For the copy, please give all of the data again exactly and leave the pictures out.

_____

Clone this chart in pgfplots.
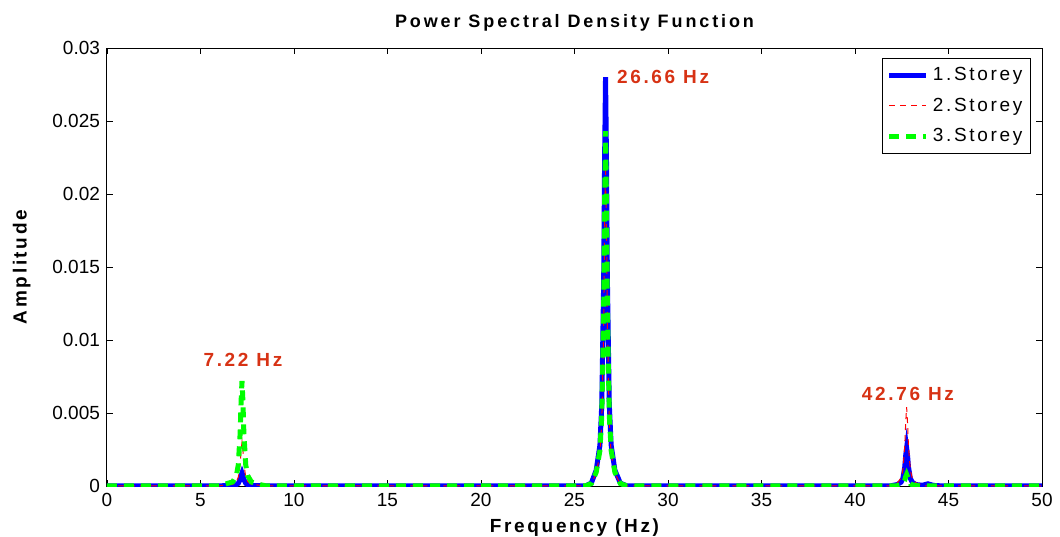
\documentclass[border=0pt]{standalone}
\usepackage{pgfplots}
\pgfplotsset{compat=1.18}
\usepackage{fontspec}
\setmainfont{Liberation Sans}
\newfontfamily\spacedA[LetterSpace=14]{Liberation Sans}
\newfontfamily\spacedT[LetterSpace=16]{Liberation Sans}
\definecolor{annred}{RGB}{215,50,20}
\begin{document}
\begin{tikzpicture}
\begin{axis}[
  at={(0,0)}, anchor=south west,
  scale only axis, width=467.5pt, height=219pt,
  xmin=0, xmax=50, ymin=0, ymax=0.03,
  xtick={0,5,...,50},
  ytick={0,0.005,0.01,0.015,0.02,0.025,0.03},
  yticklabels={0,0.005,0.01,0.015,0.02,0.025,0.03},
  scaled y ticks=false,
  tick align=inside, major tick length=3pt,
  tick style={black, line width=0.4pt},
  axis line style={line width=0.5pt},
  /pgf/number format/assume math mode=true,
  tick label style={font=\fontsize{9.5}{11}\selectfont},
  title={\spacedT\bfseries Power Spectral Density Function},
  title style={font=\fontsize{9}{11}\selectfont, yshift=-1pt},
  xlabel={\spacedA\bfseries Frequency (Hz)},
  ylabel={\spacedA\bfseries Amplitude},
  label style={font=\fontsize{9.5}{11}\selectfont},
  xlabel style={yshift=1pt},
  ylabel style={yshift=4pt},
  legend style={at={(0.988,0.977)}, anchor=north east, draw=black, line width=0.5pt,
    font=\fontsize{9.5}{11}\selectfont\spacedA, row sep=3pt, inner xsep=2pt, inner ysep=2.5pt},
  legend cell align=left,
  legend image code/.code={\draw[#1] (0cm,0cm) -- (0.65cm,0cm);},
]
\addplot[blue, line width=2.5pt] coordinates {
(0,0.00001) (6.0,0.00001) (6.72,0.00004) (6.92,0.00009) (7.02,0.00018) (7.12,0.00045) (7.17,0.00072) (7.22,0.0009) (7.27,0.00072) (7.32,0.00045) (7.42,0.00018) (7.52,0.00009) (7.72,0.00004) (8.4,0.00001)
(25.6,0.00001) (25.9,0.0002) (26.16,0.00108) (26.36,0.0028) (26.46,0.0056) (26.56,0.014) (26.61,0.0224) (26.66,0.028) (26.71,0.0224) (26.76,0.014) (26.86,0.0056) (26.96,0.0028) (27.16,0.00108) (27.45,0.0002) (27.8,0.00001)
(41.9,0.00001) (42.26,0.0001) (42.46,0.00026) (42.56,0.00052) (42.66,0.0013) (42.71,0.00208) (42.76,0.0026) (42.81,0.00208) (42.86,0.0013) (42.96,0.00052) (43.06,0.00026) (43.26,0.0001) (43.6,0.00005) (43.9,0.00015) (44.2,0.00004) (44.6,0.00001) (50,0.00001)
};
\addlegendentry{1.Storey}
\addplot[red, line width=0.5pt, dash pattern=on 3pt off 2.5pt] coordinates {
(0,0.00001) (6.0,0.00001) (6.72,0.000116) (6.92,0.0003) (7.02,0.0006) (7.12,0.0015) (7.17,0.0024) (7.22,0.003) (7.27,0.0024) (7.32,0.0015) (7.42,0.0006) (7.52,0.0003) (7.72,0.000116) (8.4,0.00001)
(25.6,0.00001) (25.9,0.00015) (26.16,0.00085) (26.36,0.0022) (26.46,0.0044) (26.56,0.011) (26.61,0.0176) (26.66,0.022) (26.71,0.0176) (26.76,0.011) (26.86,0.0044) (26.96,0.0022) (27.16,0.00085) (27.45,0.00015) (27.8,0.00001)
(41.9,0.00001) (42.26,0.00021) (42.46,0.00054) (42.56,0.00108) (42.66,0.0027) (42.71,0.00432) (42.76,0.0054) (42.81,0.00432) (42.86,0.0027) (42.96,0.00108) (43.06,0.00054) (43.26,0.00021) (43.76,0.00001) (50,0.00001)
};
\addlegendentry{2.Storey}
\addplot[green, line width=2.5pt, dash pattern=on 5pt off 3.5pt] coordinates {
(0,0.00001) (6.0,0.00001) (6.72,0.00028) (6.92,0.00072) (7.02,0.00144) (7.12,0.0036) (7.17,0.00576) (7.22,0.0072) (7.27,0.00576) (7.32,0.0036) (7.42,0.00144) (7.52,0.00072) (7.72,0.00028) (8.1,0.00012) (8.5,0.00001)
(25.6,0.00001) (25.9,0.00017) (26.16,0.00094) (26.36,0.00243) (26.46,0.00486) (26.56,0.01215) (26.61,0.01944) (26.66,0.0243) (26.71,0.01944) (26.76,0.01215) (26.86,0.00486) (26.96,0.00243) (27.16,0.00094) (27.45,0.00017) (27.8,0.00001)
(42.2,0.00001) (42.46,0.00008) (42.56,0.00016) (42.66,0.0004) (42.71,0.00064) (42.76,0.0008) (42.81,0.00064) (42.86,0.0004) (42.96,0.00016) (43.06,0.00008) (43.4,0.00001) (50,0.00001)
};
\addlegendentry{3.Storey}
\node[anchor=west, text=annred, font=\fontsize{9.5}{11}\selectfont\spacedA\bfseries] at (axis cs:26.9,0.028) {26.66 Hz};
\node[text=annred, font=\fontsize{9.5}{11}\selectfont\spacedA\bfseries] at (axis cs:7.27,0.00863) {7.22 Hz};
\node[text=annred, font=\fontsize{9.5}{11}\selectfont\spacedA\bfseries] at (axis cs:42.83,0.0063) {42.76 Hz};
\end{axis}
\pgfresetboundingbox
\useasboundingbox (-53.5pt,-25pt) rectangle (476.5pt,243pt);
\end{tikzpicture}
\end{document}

_____

- **Solved exercise**:
Clone this chart in pgfplots.
\documentclass[border=0pt]{standalone}
\usepackage{pgfplots}
\pgfplotsset{compat=1.18}
\usepackage{fontspec}
\setmainfont{Liberation Sans}
\newfontfamily\spacedA[LetterSpace=14]{Liberation Sans}
\newfontfamily\spacedT[LetterSpace=16]{Liberation Sans}
\definecolor{annred}{RGB}{215,50,20}
\begin{document}
\begin{tikzpicture}
\begin{axis}[
  at={(0,0)}, anchor=south west,
  scale only axis, width=467.5pt, height=219pt,
  xmin=0, xmax=50, ymin=0, ymax=0.03,
  xtick={0,5,...,50},
  ytick={0,0.005,0.01,0.015,0.02,0.025,0.03},
  yticklabels={0,0.005,0.01,0.015,0.02,0.025,0.03},
  scaled y ticks=false,
  tick align=inside, major tick length=3pt,
  tick style={black, line width=0.4pt},
  axis line style={line width=0.5pt},
  /pgf/number format/assume math mode=true,
  tick label style={font=\fontsize{9.5}{11}\selectfont},
  title={\spacedT\bfseries Power Spectral Density Function},
  title style={font=\fontsize{9}{11}\selectfont, yshift=-1pt},
  xlabel={\spacedA\bfseries Frequency (Hz)},
  ylabel={\spacedA\bfseries Amplitude},
  label style={font=\fontsize{9.5}{11}\selectfont},
  xlabel style={yshift=1pt},
  ylabel style={yshift=4pt},
  legend style={at={(0.988,0.977)}, anchor=north east, draw=black, line width=0.5pt,
    font=\fontsize{9.5}{11}\selectfont\spacedA, row sep=3pt, inner xsep=2pt, inner ysep=2.5pt},
  legend cell align=left,
  legend image code/.code={\draw[#1] (0cm,0cm) -- (0.65cm,0cm);},
]
\addplot[blue, line width=2.5pt] coordinates {
(0,0.00001) (6.0,0.00001) (6.72,0.00004) (6.92,0.00009) (7.02,0.00018) (7.12,0.00045) (7.17,0.00072) (7.22,0.0009) (7.27,0.00072) (7.32,0.00045) (7.42,0.00018) (7.52,0.00009) (7.72,0.00004) (8.4,0.00001)
(25.6,0.00001) (25.9,0.0002) (26.16,0.00108) (26.36,0.0028) (26.46,0.0056) (26.56,0.014) (26.61,0.0224) (26.66,0.028) (26.71,0.0224) (26.76,0.014) (26.86,0.0056) (26.96,0.0028) (27.16,0.00108) (27.45,0.0002) (27.8,0.00001)
(41.9,0.00001) (42.26,0.0001) (42.46,0.00026) (42.56,0.00052) (42.66,0.0013) (42.71,0.00208) (42.76,0.0026) (42.81,0.00208) (42.86,0.0013) (42.96,0.00052) (43.06,0.00026) (43.26,0.0001) (43.6,0.00005) (43.9,0.00015) (44.2,0.00004) (44.6,0.00001) (50,0.00001)
};
\addlegendentry{1.Storey}
\addplot[red, line width=0.5pt, dash pattern=on 3pt off 2.5pt] coordinates {
(0,0.00001) (6.0,0.00001) (6.72,0.000116) (6.92,0.0003) (7.02,0.0006) (7.12,0.0015) (7.17,0.0024) (7.22,0.003) (7.27,0.0024) (7.32,0.0015) (7.42,0.0006) (7.52,0.0003) (7.72,0.000116) (8.4,0.00001)
(25.6,0.00001) (25.9,0.00015) (26.16,0.00085) (26.36,0.0022) (26.46,0.0044) (26.56,0.011) (26.61,0.0176) (26.66,0.022) (26.71,0.0176) (26.76,0.011) (26.86,0.0044) (26.96,0.0022) (27.16,0.00085) (27.45,0.00015) (27.8,0.00001)
(41.9,0.00001) (42.26,0.00021) (42.46,0.00054) (42.56,0.00108) (42.66,0.0027) (42.71,0.00432) (42.76,0.0054) (42.81,0.00432) (42.86,0.0027) (42.96,0.00108) (43.06,0.00054) (43.26,0.00021) (43.76,0.00001) (50,0.00001)
};
\addlegendentry{2.Storey}
\addplot[green, line width=2.5pt, dash pattern=on 5pt off 3.5pt] coordinates {
(0,0.00001) (6.0,0.00001) (6.72,0.00028) (6.92,0.00072) (7.02,0.00144) (7.12,0.0036) (7.17,0.00576) (7.22,0.0072) (7.27,0.00576) (7.32,0.0036) (7.42,0.00144) (7.52,0.00072) (7.72,0.00028) (8.1,0.00012) (8.5,0.00001)
(25.6,0.00001) (25.9,0.00017) (26.16,0.00094) (26.36,0.00243) (26.46,0.00486) (26.56,0.01215) (26.61,0.01944) (26.66,0.0243) (26.71,0.01944) (26.76,0.01215) (26.86,0.00486) (26.96,0.00243) (27.16,0.00094) (27.45,0.00017) (27.8,0.00001)
(42.2,0.00001) (42.46,0.00008) (42.56,0.00016) (42.66,0.0004) (42.71,0.00064) (42.76,0.0008) (42.81,0.00064) (42.86,0.0004) (42.96,0.00016) (43.06,0.00008) (43.4,0.00001) (50,0.00001)
};
\addlegendentry{3.Storey}
\node[anchor=west, text=annred, font=\fontsize{9.5}{11}\selectfont\spacedA\bfseries] at (axis cs:26.9,0.028) {26.66 Hz};
\node[text=annred, font=\fontsize{9.5}{11}\selectfont\spacedA\bfseries] at (axis cs:7.27,0.00863) {7.22 Hz};
\node[text=annred, font=\fontsize{9.5}{11}\selectfont\spacedA\bfseries] at (axis cs:42.83,0.0063) {42.76 Hz};
\end{axis}
\pgfresetboundingbox
\useasboundingbox (-53.5pt,-25pt) rectangle (476.5pt,243pt);
\end{tikzpicture}
\end{document}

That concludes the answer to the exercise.